The Umbrellas of Cherbourg (1964)

Directed by Jacques Demy. Starring Catherine Deneuve, Anne Vernon, Nino Castelnuovo, Marc Michel, Mireille Perrey, Ellen Farner.

Jean Rabier’s dazzling, brightly-colored photography makes this musical look like a shiny bauble, but it’s not exactly a candy-coated confection. The music is bittersweet at its warmest, haunting at its saddest, and the story of pregnant teenage shop girl Deneuve getting left behind by older lover Castelnuovo when he goes off to war is one of soapy anxiety and wistful ruefulness. The dialogue is all sung, making it a musical rarity for the era with a continuous music score instead of the typical selection of periodic song-and-dance numbers. The exaggerated expressions of these “common” lives can’t sustain interest at every turn (and the mundane-tunes-for-mundane-folks ain’t exactly “hummable”), but the poignancy of the finale is earned through the earnestness of its actors and the oodles of style that preceded it.
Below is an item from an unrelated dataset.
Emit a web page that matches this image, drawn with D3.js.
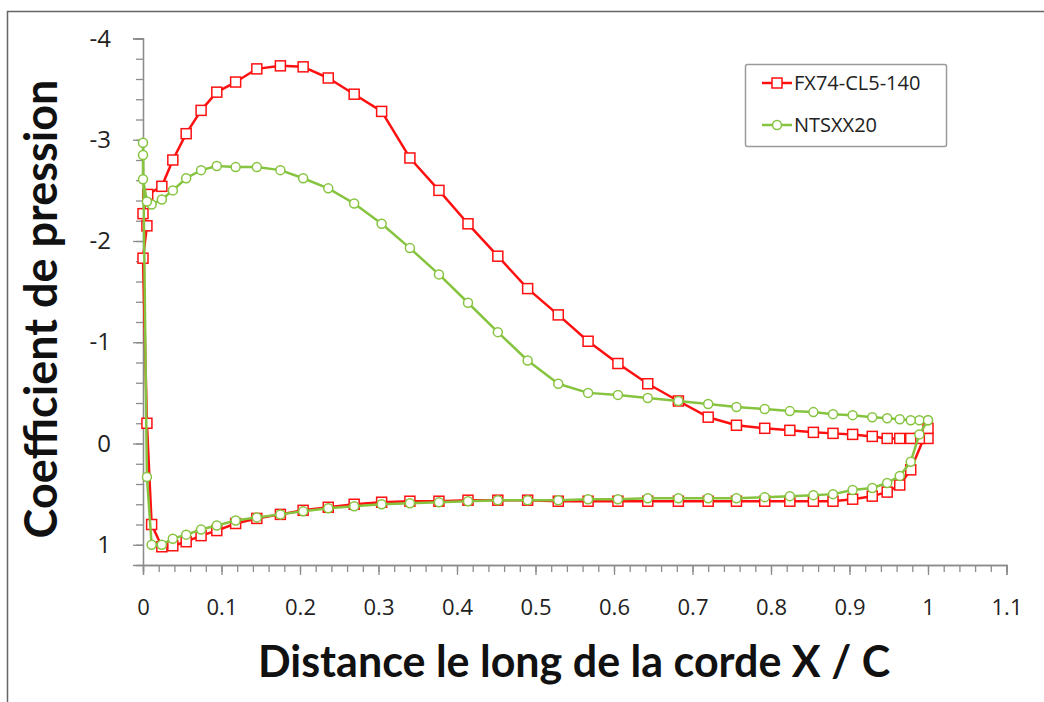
<!DOCTYPE html>
<html>
<head>
    <script src="https://d3js.org/d3.v7.min.js"></script>
    <style type="text/css">
        body { margin: 0; background: #fff; }
        svg { display: block; }
        .tick text { font-family: "Open Sans", sans-serif; fill: #222; }
    </style>
</head>
<body>
    <script type="text/javascript">

        var w = 1044;
        var h = 702;

        // FX74-CL5-140 : extrados (BF -> BA) puis intrados (BA -> BF)
        var redX = [1.000, 0.989, 0.978, 0.964, 0.948, 0.929, 0.904, 0.879, 0.854, 0.824,
                    0.792, 0.756, 0.720, 0.682, 0.643, 0.605, 0.567, 0.529, 0.490, 0.452,
                    0.414, 0.377, 0.340, 0.304, 0.269, 0.236, 0.204, 0.175, 0.145, 0.118,
                    0.094, 0.074, 0.055, 0.038, 0.024, 0.006, 0.000, 0.005, 0.000, 0.005,
                    0.011, 0.024, 0.038, 0.055, 0.074, 0.094, 0.118, 0.145, 0.175, 0.204,
                    0.236, 0.269, 0.304, 0.340, 0.377, 0.414, 0.452, 0.490, 0.529, 0.567,
                    0.605, 0.643, 0.682, 0.720, 0.756, 0.792, 0.824, 0.854, 0.879, 0.904,
                    0.929, 0.948, 0.964, 0.978, 1.000];
        var redCp = [-0.05, -0.05, -0.05, -0.05, -0.05, -0.07, -0.09, -0.10, -0.11, -0.13,
                     -0.15, -0.18, -0.26, -0.42, -0.59, -0.79, -1.01, -1.27, -1.53, -1.85,
                     -2.17, -2.50, -2.82, -3.28, -3.45, -3.61, -3.72, -3.73, -3.70, -3.57,
                     -3.47, -3.29, -3.06, -2.80, -2.54, -2.46, -2.27, -2.15, -1.83, -0.20,
                     0.80, 1.02, 1.01, 0.97, 0.91, 0.86, 0.79, 0.74, 0.70, 0.66,
                     0.63, 0.60, 0.58, 0.57, 0.57, 0.56, 0.56, 0.56, 0.57, 0.57,
                     0.57, 0.57, 0.57, 0.57, 0.57, 0.57, 0.57, 0.57, 0.57, 0.55,
                     0.52, 0.48, 0.41, 0.26, -0.15];

        // NTSXX20
        var greenX = [1.000, 0.989, 0.978, 0.964, 0.948, 0.929, 0.904, 0.879, 0.854, 0.824,
                      0.792, 0.756, 0.720, 0.682, 0.643, 0.605, 0.567, 0.529, 0.490, 0.452,
                      0.414, 0.377, 0.340, 0.304, 0.269, 0.236, 0.204, 0.175, 0.145, 0.118,
                      0.094, 0.074, 0.055, 0.038, 0.024, 0.011, 0.005, 0.000, 0.000, 0.000,
                      0.005, 0.011, 0.024, 0.038, 0.055, 0.074, 0.094, 0.118, 0.145, 0.175,
                      0.204, 0.236, 0.269, 0.304, 0.340, 0.377, 0.414, 0.452, 0.490, 0.529,
                      0.567, 0.605, 0.643, 0.682, 0.720, 0.756, 0.792, 0.824, 0.854, 0.879,
                      0.904, 0.929, 0.948, 0.964, 0.978, 0.989, 1.000];
        var greenCp = [-0.23, -0.23, -0.23, -0.24, -0.25, -0.26, -0.28, -0.29, -0.31, -0.32,
                       -0.34, -0.36, -0.39, -0.42, -0.45, -0.48, -0.50, -0.59, -0.82, -1.10,
                       -1.39, -1.67, -1.93, -2.17, -2.37, -2.52, -2.62, -2.70, -2.73, -2.73,
                       -2.74, -2.70, -2.62, -2.50, -2.41, -2.36, -2.39, -2.61, -2.85, -2.97,
                       0.33, 1.00, 1.00, 0.94, 0.90, 0.85, 0.81, 0.76, 0.73, 0.70,
                       0.67, 0.64, 0.62, 0.60, 0.59, 0.58, 0.57, 0.56, 0.56, 0.56,
                       0.55, 0.55, 0.54, 0.54, 0.54, 0.54, 0.53, 0.52, 0.51, 0.50,
                       0.46, 0.44, 0.39, 0.32, 0.18, -0.09, -0.23];

        var xTicks = [0, 0.1, 0.2, 0.3, 0.4, 0.5, 0.6, 0.7, 0.8, 0.9, 1, 1.1];
        var yTicks = [-4, -3, -2, -1, 0, 1];

        var series = [
            { name: "FX74-CL5-140", x: redX, y: redCp, color: "#ff1010", shape: "square" },
            { name: "NTSXX20", x: greenX, y: greenCp, color: "#86c440", shape: "circle" }
        ];

        var svg = d3.select("body")
            .append("svg")
            .attr("width", w)
            .attr("height", h);

        // cadre de l'image
        svg.append("path")
            .attr("d", "M7.5," + h + "V11.5H" + w)
            .attr("fill", "none")
            .attr("stroke", "#666")
            .attr("stroke-width", 1.5);

        var xScale = d3.scaleLinear()
            .domain([0, 1.1])
            .range([143, 1006.5]);

        var yScale = d3.scaleLinear()
            .domain([-4, 1.2])
            .range([38.5, 565]);

        // libellés avec un tiret simple, comme dans Excel
        var plain = function(d) { return String(+d.toFixed(1)); };

        // graduations secondaires
        var xMinor = d3.range(0, 56).map(function(i) { return i * 0.02; });
        var yMinor = d3.range(0, 26).map(function(i) { return -4 + i * 0.2; });

        var styleAxis = function(g) {
            g.selectAll("line,path").attr("stroke", "#8c8c8c").attr("stroke-width", 1.3);
        };

        svg.append("g")
            .attr("transform", "translate(0,565)")
            .call(d3.axisBottom(xScale).tickValues(xMinor).tickSize(7).tickFormat(""))
            .call(styleAxis);

        svg.append("g")
            .attr("transform", "translate(0,565)")
            .call(d3.axisBottom(xScale).tickValues(xTicks).tickSize(10).tickPadding(24).tickFormat(plain))
            .call(styleAxis)
            .call(function(g) { g.selectAll("text").attr("font-size", 22); });

        svg.append("g")
            .attr("transform", "translate(143,0)")
            .call(d3.axisLeft(yScale).tickValues(yMinor).tickSize(7).tickFormat(""))
            .call(styleAxis);

        svg.append("g")
            .attr("transform", "translate(143,0)")
            .call(d3.axisLeft(yScale).tickValues(yTicks).tickSize(10).tickPadding(22).tickFormat(plain))
            .call(styleAxis)
            .call(function(g) { g.selectAll("text").attr("font-size", 24); });

        // titres des axes
        svg.append("text")
            .attr("x", 574)
            .attr("y", 677)
            .attr("text-anchor", "middle")
            .attr("font-family", "Lato, sans-serif")
            .attr("font-weight", "bold")
            .attr("font-size", 43)
            .attr("fill", "#111")
            .text("Distance le long de la corde X / C");

        svg.append("text")
            .attr("transform", "translate(57,309) rotate(-90)")
            .attr("text-anchor", "middle")
            .attr("font-family", "Lato, sans-serif")
            .attr("font-weight", "bold")
            .attr("font-size", 45)
            .attr("fill", "#111")
            .text("Coefficient de pression");

        var line = d3.line()
            .x(function(d) { return xScale(d[0]); })
            .y(function(d) { return yScale(d[1]); });

        function drawMarker(g, shape, color) {
            if (shape === "square") {
                g.append("rect")
                    .attr("x", -5).attr("y", -5)
                    .attr("width", 10).attr("height", 10)
                    .attr("fill", "#fff")
                    .attr("stroke", color)
                    .attr("stroke-width", 1.5);
            } else {
                g.append("circle")
                    .attr("r", 4.5)
                    .attr("fill", "#fff")
                    .attr("stroke", color)
                    .attr("stroke-width", 1.5);
            }
        }

        series.forEach(function(s) {
            var pts = s.x.map(function(v, i) { return [v, s.y[i]]; });

            svg.append("path")
                .datum(pts)
                .attr("fill", "none")
                .attr("stroke", s.color)
                .attr("stroke-width", 2.5)
                .attr("stroke-linejoin", "round")
                .attr("d", line);

            svg.append("g")
                .selectAll("g")
                .data(pts)
                .enter()
                .append("g")
                .attr("transform", function(d) { return "translate(" + xScale(d[0]) + "," + yScale(d[1]) + ")"; })
                .each(function() { drawMarker(d3.select(this), s.shape, s.color); });
        });

        // légende
        var legend = svg.append("g");
        legend.append("rect")
            .attr("x", 745.5).attr("y", 64.5)
            .attr("width", 201).attr("height", 82)
            .attr("fill", "#fff")
            .attr("stroke", "#9a9a9a")
            .attr("stroke-width", 1.5)
            .attr("rx", 2);

        series.forEach(function(s, i) {
            var ly = 83 + i * 42;
            legend.append("line")
                .attr("x1", 762).attr("x2", 792)
                .attr("y1", ly).attr("y2", ly)
                .attr("stroke", s.color)
                .attr("stroke-width", 2.5);
            drawMarker(legend.append("g").attr("transform", "translate(777," + ly + ")"), s.shape, s.color);
            legend.append("text")
                .attr("x", 794)
                .attr("y", ly + 7)
                .attr("font-family", "Open Sans, sans-serif")
                .attr("font-size", 20)
                .attr("fill", "#222")
                .text(s.name);
        });

    </script>
</body>
</html>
Palme d’Or winner at Cannes, and the middle chapter of a loose “trilogy” of romances from director Demy, sandwiched between Lola and The Young Girls of Rochefort. Along with Repulsion the following year, this was the picture that made a star out of Deneuve and her striking, ageless beauty. Favorite film of director Damien Chazelle, and an admitted primary inspiration for his film, La La Land.